#### INSTRUCTIONS TO FOLLOW
Your answer should be one number: how many lines of the records hold the string "this".
-- START DATA PROVIDED --
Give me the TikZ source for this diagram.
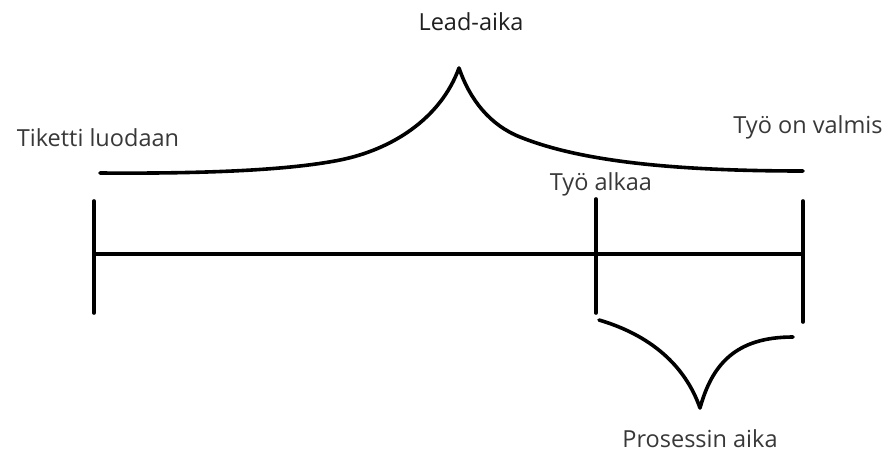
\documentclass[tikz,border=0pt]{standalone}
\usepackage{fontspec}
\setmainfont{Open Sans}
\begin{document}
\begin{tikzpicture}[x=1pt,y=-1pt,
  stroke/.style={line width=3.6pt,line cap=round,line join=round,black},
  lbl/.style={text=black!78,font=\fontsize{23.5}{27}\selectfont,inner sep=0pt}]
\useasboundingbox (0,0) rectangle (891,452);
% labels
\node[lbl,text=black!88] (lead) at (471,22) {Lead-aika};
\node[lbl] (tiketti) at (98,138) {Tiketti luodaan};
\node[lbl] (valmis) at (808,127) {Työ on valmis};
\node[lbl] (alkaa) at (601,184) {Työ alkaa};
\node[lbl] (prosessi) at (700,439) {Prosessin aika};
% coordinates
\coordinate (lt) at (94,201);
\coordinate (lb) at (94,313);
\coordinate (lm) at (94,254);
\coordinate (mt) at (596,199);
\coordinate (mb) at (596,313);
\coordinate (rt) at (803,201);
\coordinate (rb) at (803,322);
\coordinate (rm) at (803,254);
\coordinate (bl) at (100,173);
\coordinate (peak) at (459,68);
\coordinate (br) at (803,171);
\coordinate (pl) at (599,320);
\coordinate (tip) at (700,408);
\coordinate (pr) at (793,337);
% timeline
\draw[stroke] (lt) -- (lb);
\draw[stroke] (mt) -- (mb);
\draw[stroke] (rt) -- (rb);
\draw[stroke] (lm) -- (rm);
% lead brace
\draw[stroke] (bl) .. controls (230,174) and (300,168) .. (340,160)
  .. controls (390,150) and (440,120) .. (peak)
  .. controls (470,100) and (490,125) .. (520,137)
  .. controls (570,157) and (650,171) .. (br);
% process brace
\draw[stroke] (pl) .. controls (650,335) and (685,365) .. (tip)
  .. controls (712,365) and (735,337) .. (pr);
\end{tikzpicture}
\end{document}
-- END DATA PROVIDED --
-- START DATA PROVIDED --
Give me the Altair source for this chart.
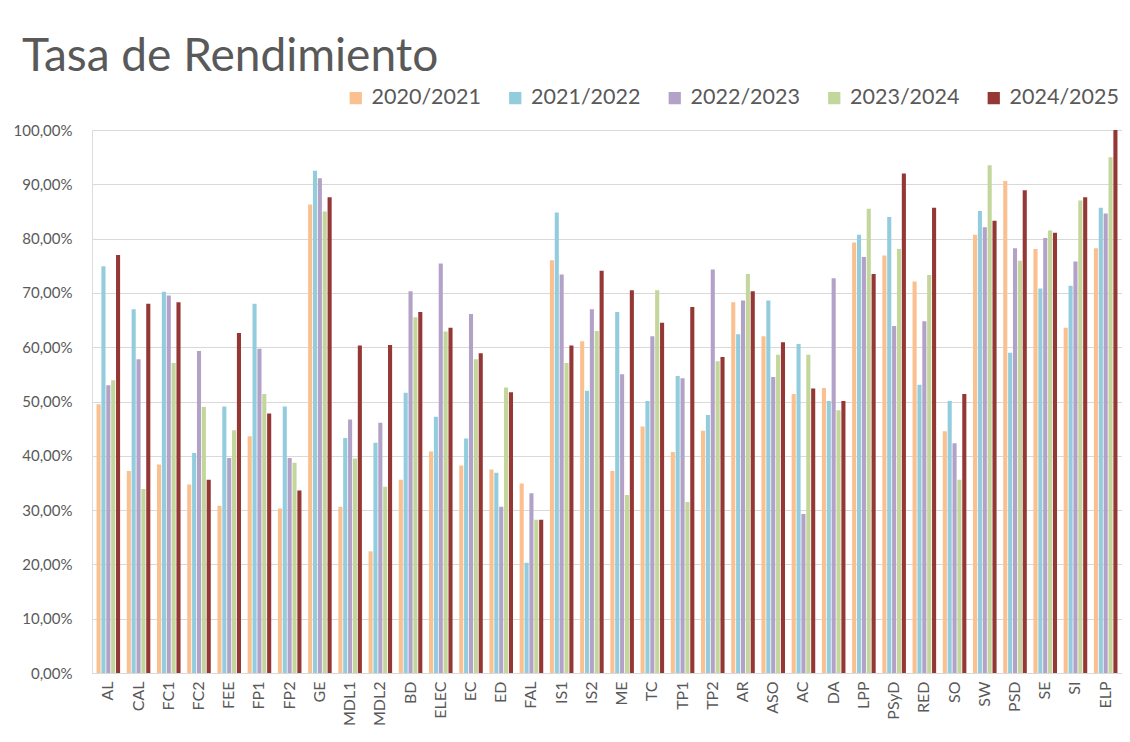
-- END DATA PROVIDED --
#### ANSWER TO THE PROBLEM
2